Aim: Transcribe everything in the data word for word. Pictures are left out.
Begin
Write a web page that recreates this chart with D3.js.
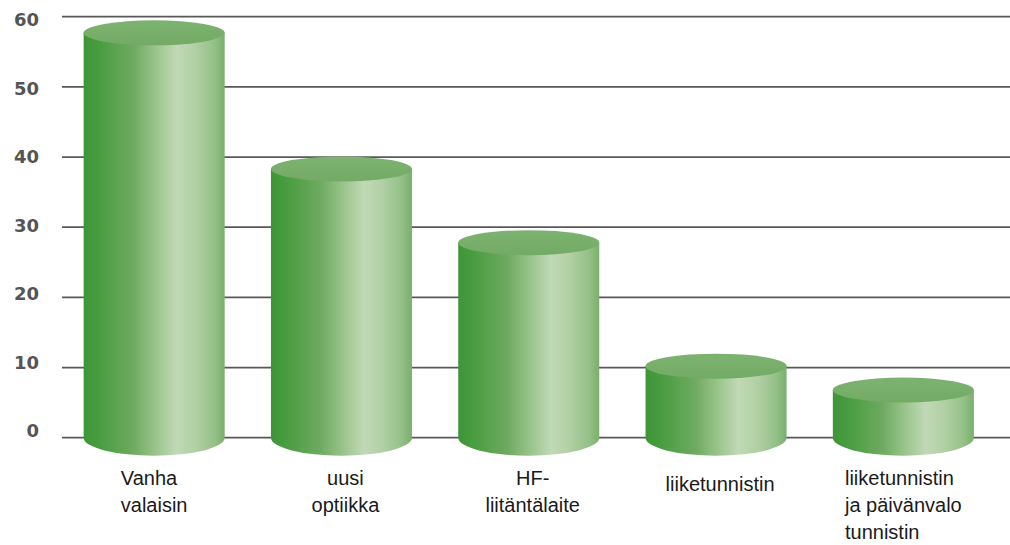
<!DOCTYPE html>
<html>
<head>
<meta charset="utf-8">
<script src="https://cdn.jsdelivr.net/npm/d3@7"></script>
<style>
  html, body { margin: 0; padding: 0; background: #ffffff; }
  svg { display: block; }
</style>
</head>
<body>
<svg id="chart" width="1010" height="545"></svg>
<script>
// ---- data ----
const categories = ["Vanha valaisin", "uusi optiikka", "HF-liitäntälaite", "liiketunnistin", "liiketunnistin ja päivänvalo tunnistin"];
const labelLines = [["Vanha", "valaisin"], ["uusi", "optiikka"], ["HF-", "liitäntälaite"], ["liiketunnistin"], ["liiketunnistin", "ja päivänvalo", "tunnistin"]];
const values = [57.7, 38.3, 27.8, 10.2, 6.8];
const tickValues = [0, 10, 20, 30, 40, 50, 60];

// ---- layout ----
const W = 1010, H = 545;
const svg = d3.select("#chart");
svg.append("rect").attr("width", W).attr("height", H).attr("fill", "#ffffff");

const y = d3.scaleLinear().domain([0, 60]).range([437.7, 16.7]);
const yLabel = d3.scaleLinear().domain([0, 60]).range([431, 20]);
const x = d3.scaleBand().domain(categories).range([60.5, 997]).paddingInner(0.247).paddingOuter(0.1235);

// gradient
const defs = svg.append("defs");
const g1 = defs.append("linearGradient").attr("id", "cyl").attr("x1", "0%").attr("x2", "100%").attr("y1", "0%").attr("y2", "0%");
[[0, "#3d9636"], [0.12, "#4a9d42"], [0.35, "#6eaa60"], [0.52, "#9cc58e"], [0.66, "#c1d9b6"], [0.8, "#b0cfa3"], [0.93, "#93c086"], [1, "#7aaf6c"]]
  .forEach(s => g1.append("stop").attr("offset", s[0]).attr("stop-color", s[1]));
const g2 = defs.append("linearGradient").attr("id", "topg").attr("x1", "0%").attr("x2", "0%").attr("y1", "0%").attr("y2", "100%");
[[0, "#7db370"], [1, "#73aa65"]].forEach(s => g2.append("stop").attr("offset", s[0]).attr("stop-color", s[1]));

// gridlines
svg.append("g").selectAll("line").data(tickValues).join("line")
  .attr("x1", 62).attr("x2", W)
  .attr("y1", d => y(d)).attr("y2", d => y(d))
  .attr("stroke", "#585858").attr("stroke-width", 1.7);

// tick labels
svg.append("g").selectAll("text").data(tickValues).join("text")
  .attr("x", 39).attr("y", d => yLabel(d))
  .attr("dy", "0.36em")
  .attr("text-anchor", "end")
  .attr("font-family", "'DejaVu Sans', Verdana, sans-serif")
  .attr("font-weight", "bold")
  .attr("font-size", 18)
  .attr("fill", "#555555")
  .text(d => d);

// cylinders
const ryTop = 12.5, ryBot = 18;
const bars = svg.append("g").selectAll("g").data(values).join("g");
bars.append("path")
  .attr("fill", "url(#cyl)")
  .attr("d", (d, i) => {
    const x0 = x(categories[i]), w = x.bandwidth(), rx = w / 2;
    const yt = y(d), yb = y(0);
    return `M${x0},${yt} L${x0},${yb} A${rx},${ryBot} 0 0 0 ${x0 + w},${yb} L${x0 + w},${yt} Z`;
  });
bars.append("path")
  .attr("fill", "url(#cyl)")
  .attr("d", (d, i) => {
    const x0 = x(categories[i]), w = x.bandwidth(), rx = w / 2;
    const yt = y(d);
    return `M${x0},${yt} A${rx},${ryTop} 0 0 0 ${x0 + w},${yt} Z`;
  });
bars.append("ellipse")
  .attr("cx", (d, i) => x(categories[i]) + x.bandwidth() / 2)
  .attr("cy", d => y(d))
  .attr("rx", x.bandwidth() / 2)
  .attr("ry", ryTop)
  .attr("fill", "url(#topg)");

// category labels
const lab = svg.append("g").selectAll("text").data(labelLines).join("text")
  .attr("font-family", "'Liberation Sans', Arial, sans-serif")
  .attr("font-size", 20)
  .attr("fill", "#1a1a1a");
lab.each(function (lines, i) {
  const t = d3.select(this);
  const leftAligned = (i === 0 || i === labelLines.length - 1);
  const cx = x(categories[i]) + x.bandwidth() / 2 + (leftAligned ? 0 : 4);
  const base = lines.length === 1 ? 491 : 485;
  lines.forEach((ln, k) => {
    t.append("tspan").attr("x", cx).attr("y", base + k * 27)
      .attr("text-anchor", "middle").text(ln);
  });
  if (leftAligned) {
    const widths = [];
    t.selectAll("tspan").each(function () { widths.push(this.getComputedTextLength()); });
    const maxW = d3.max(widths);
    t.selectAll("tspan").attr("text-anchor", "start").attr("x", cx - maxW / 2);
  }
});
</script>
</body>
</html>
End
Response to this exercise:
Write a web page that recreates this chart with D3.js.
<!DOCTYPE html>
<html>
<head>
<meta charset="utf-8">
<script src="https://cdn.jsdelivr.net/npm/d3@7"></script>
<style>
  html, body { margin: 0; padding: 0; background: #ffffff; }
  svg { display: block; }
</style>
</head>
<body>
<svg id="chart" width="1010" height="545"></svg>
<script>
// ---- data ----
const categories = ["Vanha valaisin", "uusi optiikka", "HF-liitäntälaite", "liiketunnistin", "liiketunnistin ja päivänvalo tunnistin"];
const labelLines = [["Vanha", "valaisin"], ["uusi", "optiikka"], ["HF-", "liitäntälaite"], ["liiketunnistin"], ["liiketunnistin", "ja päivänvalo", "tunnistin"]];
const values = [57.7, 38.3, 27.8, 10.2, 6.8];
const tickValues = [0, 10, 20, 30, 40, 50, 60];

// ---- layout ----
const W = 1010, H = 545;
const svg = d3.select("#chart");
svg.append("rect").attr("width", W).attr("height", H).attr("fill", "#ffffff");

const y = d3.scaleLinear().domain([0, 60]).range([437.7, 16.7]);
const yLabel = d3.scaleLinear().domain([0, 60]).range([431, 20]);
const x = d3.scaleBand().domain(categories).range([60.5, 997]).paddingInner(0.247).paddingOuter(0.1235);

// gradient
const defs = svg.append("defs");
const g1 = defs.append("linearGradient").attr("id", "cyl").attr("x1", "0%").attr("x2", "100%").attr("y1", "0%").attr("y2", "0%");
[[0, "#3d9636"], [0.12, "#4a9d42"], [0.35, "#6eaa60"], [0.52, "#9cc58e"], [0.66, "#c1d9b6"], [0.8, "#b0cfa3"], [0.93, "#93c086"], [1, "#7aaf6c"]]
  .forEach(s => g1.append("stop").attr("offset", s[0]).attr("stop-color", s[1]));
const g2 = defs.append("linearGradient").attr("id", "topg").attr("x1", "0%").attr("x2", "0%").attr("y1", "0%").attr("y2", "100%");
[[0, "#7db370"], [1, "#73aa65"]].forEach(s => g2.append("stop").attr("offset", s[0]).attr("stop-color", s[1]));

// gridlines
svg.append("g").selectAll("line").data(tickValues).join("line")
  .attr("x1", 62).attr("x2", W)
  .attr("y1", d => y(d)).attr("y2", d => y(d))
  .attr("stroke", "#585858").attr("stroke-width", 1.7);

// tick labels
svg.append("g").selectAll("text").data(tickValues).join("text")
  .attr("x", 39).attr("y", d => yLabel(d))
  .attr("dy", "0.36em")
  .attr("text-anchor", "end")
  .attr("font-family", "'DejaVu Sans', Verdana, sans-serif")
  .attr("font-weight", "bold")
  .attr("font-size", 18)
  .attr("fill", "#555555")
  .text(d => d);

// cylinders
const ryTop = 12.5, ryBot = 18;
const bars = svg.append("g").selectAll("g").data(values).join("g");
bars.append("path")
  .attr("fill", "url(#cyl)")
  .attr("d", (d, i) => {
    const x0 = x(categories[i]), w = x.bandwidth(), rx = w / 2;
    const yt = y(d), yb = y(0);
    return `M${x0},${yt} L${x0},${yb} A${rx},${ryBot} 0 0 0 ${x0 + w},${yb} L${x0 + w},${yt} Z`;
  });
bars.append("path")
  .attr("fill", "url(#cyl)")
  .attr("d", (d, i) => {
    const x0 = x(categories[i]), w = x.bandwidth(), rx = w / 2;
    const yt = y(d);
    return `M${x0},${yt} A${rx},${ryTop} 0 0 0 ${x0 + w},${yt} Z`;
  });
bars.append("ellipse")
  .attr("cx", (d, i) => x(categories[i]) + x.bandwidth() / 2)
  .attr("cy", d => y(d))
  .attr("rx", x.bandwidth() / 2)
  .attr("ry", ryTop)
  .attr("fill", "url(#topg)");

// category labels
const lab = svg.append("g").selectAll("text").data(labelLines).join("text")
  .attr("font-family", "'Liberation Sans', Arial, sans-serif")
  .attr("font-size", 20)
  .attr("fill", "#1a1a1a");
lab.each(function (lines, i) {
  const t = d3.select(this);
  const leftAligned = (i === 0 || i === labelLines.length - 1);
  const cx = x(categories[i]) + x.bandwidth() / 2 + (leftAligned ? 0 : 4);
  const base = lines.length === 1 ? 491 : 485;
  lines.forEach((ln, k) => {
    t.append("tspan").attr("x", cx).attr("y", base + k * 27)
      .attr("text-anchor", "middle").text(ln);
  });
  if (leftAligned) {
    const widths = [];
    t.selectAll("tspan").each(function () { widths.push(this.getComputedTextLength()); });
    const maxW = d3.max(widths);
    t.selectAll("tspan").attr("text-anchor", "start").attr("x", cx - maxW / 2);
  }
});
</script>
</body>
</html>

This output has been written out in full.